In Ainu, on the other hand, the first four numerals shine (1), tu (2), re (3), ine (4) seem independent. Ashikne (5) is possibly “new four” (ashiri[4] ine). The next four numerals are obtained by a process of subtraction from the higher number “ten.” Compare:—

ine, “four,” with iwan, “six” (i.e. four from ten),

re, “three,” with arawan, “seven” (i.e. three from ten),

tu, “two,” with tupesan, “eight” (i.e. two from ten),

shine, “one,” with shinepesan, “nine” (i.e. one from ten),

wan, “ten.”

There might be room for doubt as to the derivation of iwan, “six,” and arawan, “seven,” did they stand alone. Indeed, doubt is still permissible on their score. But tupesan is unquestionably “two (tu) things (pe) come down (san) [from ten]”; and shinepesan is as evidently “one thing come down [from ten].”

  1. Mr. Batchelor adds to the list sing. raige, plur. ronnu, “to kill.” But the present writer ventures to think that the difference is rather one of signification than of mere number, raige meaning “to kill,” and ronnu “massacre.”

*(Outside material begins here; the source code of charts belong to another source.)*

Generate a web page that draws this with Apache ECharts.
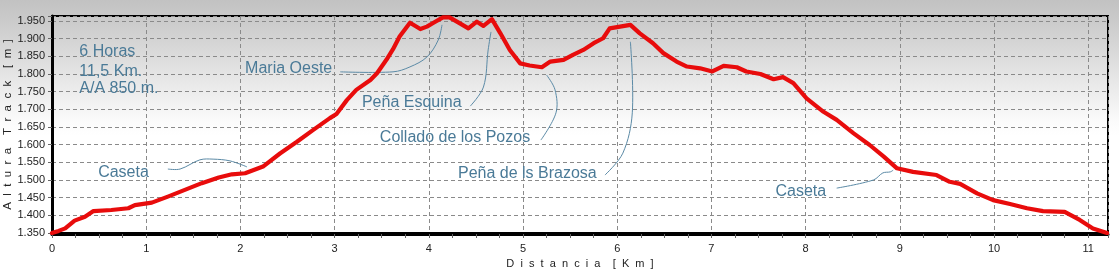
<!DOCTYPE html>
<html><head><meta charset="utf-8">
<script src="https://cdn.jsdelivr.net/npm/echarts@6/dist/echarts.min.js"></script>
<style>html,body{margin:0;padding:0;background:#fff}#c{width:1119px;height:271px}</style>
</head><body><div id="c"></div>
<script>
// Track profile: distance (km) and altitude (m)
const distKm = [0.00,0.07,0.14,0.24,0.35,0.44,0.63,0.81,0.88,1.06,1.23,1.41,1.59,1.77,1.91,2.05,2.24,2.42,2.60,2.77,2.95,3.02,3.13,3.23,3.38,3.45,3.55,3.62,3.69,3.80,3.91,3.98,4.05,4.15,4.22,4.33,4.42,4.51,4.58,4.67,4.76,4.86,4.97,5.07,5.20,5.29,5.43,5.53,5.64,5.75,5.85,5.92,6.03,6.14,6.24,6.38,6.49,6.63,6.74,6.88,7.01,7.13,7.27,7.37,7.52,7.66,7.76,7.87,8.01,8.19,8.33,8.51,8.68,8.83,8.97,9.14,9.39,9.53,9.64,9.82,9.99,10.17,10.35,10.52,10.75,10.91,11.05,11.20];
const altM   = [1350,1356,1363,1385,1396,1412,1415,1420,1429,1436,1453,1472,1491,1507,1516,1519,1538,1575,1608,1641,1675,1687,1726,1755,1783,1802,1840,1870,1906,1945,1927,1934,1945,1960,1960,1943,1929,1948,1936,1955,1915,1868,1830,1824,1819,1835,1840,1854,1868,1887,1901,1929,1934,1939,1915,1887,1859,1835,1821,1816,1807,1823,1819,1807,1800,1785,1791,1774,1731,1693,1670,1632,1599,1566,1533,1523,1514,1495,1489,1462,1443,1432,1420,1412,1410,1387,1363,1350];

const xAxisName = 'D  i  s  t  a  n  c  i  a    [  K  m  ]';
const yAxisName = 'A  l  t  u  r  a    T  r  a  c  k    [  m  ]';

// Annotation texts (anchored in data coordinates: km, m)
const noteTexts  = ['6 Horas', '11,5 Km.', 'A/A 850 m.', 'Maria Oeste', 'Peña Esquina', 'Collado de los Pozos', 'Peña de ls Brazosa', 'Caseta', 'Caseta'];
const noteAnchor = [[0.29,1862],[0.29,1808],[0.29,1758],[2.05,1814],[3.29,1718],[3.48,1619],[4.31,1517],[0.49,1521],[7.68,1467]];
// Leader curves (data coordinates)
const leaders = [
  [[3.06,1806],[3.62,1806],[3.80,1820],[3.98,1848],[4.10,1896],[4.14,1939]],
  [[4.44,1709],[4.58,1763],[4.63,1868],[4.66,1919]],
  [[5.19,1613],[5.35,1690],[5.34,1755],[5.25,1797]],
  [[5.87,1514],[6.06,1576],[6.16,1690],[6.14,1891]],
  [[1.23,1531],[1.36,1531],[1.57,1557],[1.71,1559],[1.89,1554],[2.07,1537]],
  [[8.33,1477],[8.72,1500],[8.82,1520],[8.90,1523],[8.93,1528]]
];

const chart = echarts.init(document.getElementById('c'), null, {renderer:'canvas'});
const fmtAlt = v => (v % 50 === 0) ? Math.floor(v/1000) + '.' + String(v % 1000).padStart(3,'0') : '';
chart.setOption({
  animation: false,
  backgroundColor: new echarts.graphic.LinearGradient(0,0,0,1,[
    {offset:0, color:'#c2c2c2'},
    {offset:0.08, color:'#cbcbcb'},
    {offset:0.45, color:'#fbfbfb'},
    {offset:0.5, color:'#ffffff'},
    {offset:1, color:'#ffffff'}
  ]),
  grid: {left:52, right:11, top:16, bottom:38, containLabel:false, outerBoundsMode:'none',
    show:true, borderColor:'#000', borderWidth:2, backgroundColor:'transparent'},
  xAxis: {
    type:'value', min:0, max:11.21, interval:1,
    offset: 1,
    name: xAxisName, nameLocation:'middle', nameGap:24, nameMoveOverlap:false,
    nameTextStyle:{fontFamily:'Liberation Sans, Arial', fontSize:11, color:'#222'},
    axisLine:{show:true, onZero:false, lineStyle:{color:'#000', width:3}},
    axisTick:{show:true, length:4, lineStyle:{color:'#666'}},
    minorTick:{show:true, splitNumber:4, length:4, lineStyle:{color:'#666'}},
    axisLabel:{margin:9, fontFamily:'Liberation Sans, Arial', fontSize:11, color:'#222',
      formatter: v => Math.abs(v-Math.round(v))<1e-6 ? String(Math.round(v)) : ''},
    splitLine:{show:true, lineStyle:{color:'#8a8a8a', type:[4,3], width:1}}
  },
  yAxis: {
    type:'value', min:1350, max:1964, interval:50,
    name: yAxisName, nameLocation:'middle', nameGap:38, nameRotate:90, nameMoveOverlap:false,
    nameTextStyle:{fontFamily:'Liberation Sans, Arial', fontSize:11.5, color:'#222'},
    axisLine:{show:true, lineStyle:{color:'#000', width:3}},
    axisTick:{show:true, length:4, lineStyle:{color:'#666'}},
    axisLabel:{margin:7, fontFamily:'Liberation Sans, Arial', fontSize:11, color:'#222', formatter: fmtAlt},
    splitLine:{show:true, lineStyle:{color:'#8a8a8a', type:[4,3], width:1}}
  },
  series: [{
    type:'line', z:5,
    data: distKm.map((d,i) => [d, altM[i]]),
    showSymbol:false, smooth:false,
    lineStyle:{color:'#e80c0c', width:4.2, join:'round', cap:'round'}
  }]
});

function buildNotes(){
  const g = [];
  leaders.forEach(pts => {
    g.push({type:'polyline', z:1, silent:true,
      shape:{points: pts.map(p => chart.convertToPixel({gridIndex:0}, p)), smooth:0.35},
      style:{stroke:'#5b8aa6', lineWidth:1, fill:null}});
  });
  noteTexts.forEach((t,i) => {
    const p = chart.convertToPixel({gridIndex:0}, noteAnchor[i]);
    g.push({type:'text', z:1, silent:true, x:p[0], y:p[1],
      style:{text:t, fill:'#4a7a97', font:'16px "Liberation Sans", Arial', align:'left', verticalAlign:'middle', textVerticalAlign:'middle'}});
  });
  chart.setOption({graphic: g});
}
buildNotes();
</script>
</body></html>
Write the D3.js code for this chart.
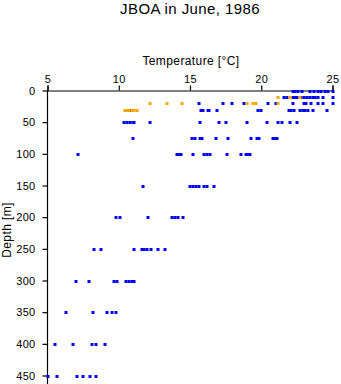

    [To this I must reply that I still have no reason to doubt that ronnu is really what I have represented it to be. To “massacre” would be ushtekka. Anyhow, to be understood both the Ainu and I are obliged to use ronnu as if it were the plural of raige; I know of no other word to take its place.]

  2. Those whose knowledge of Japanese is limited may be startled by this statement, taken in conjunction with the appearance of hundreds of words beginning with r in the pages of Dr. Hepburn’s Dictionary. The explanation of the apparent contradiction is, that all such words are borrowed from the Chinese. In the latter language, the initial is l. But a very soft r is the nearest approach to l of which the Japanese vocal organs are capable. This Chinese li becomes Japanese ri, Chinese liang becomes Japanese ryō, etc.
  3. Hito and futa probably stand for earlier pito and puta, where the correspondence is more apparent.
  4. The author of the present work cannot agree to this, for there is no other case where k changes into ri or vice versa.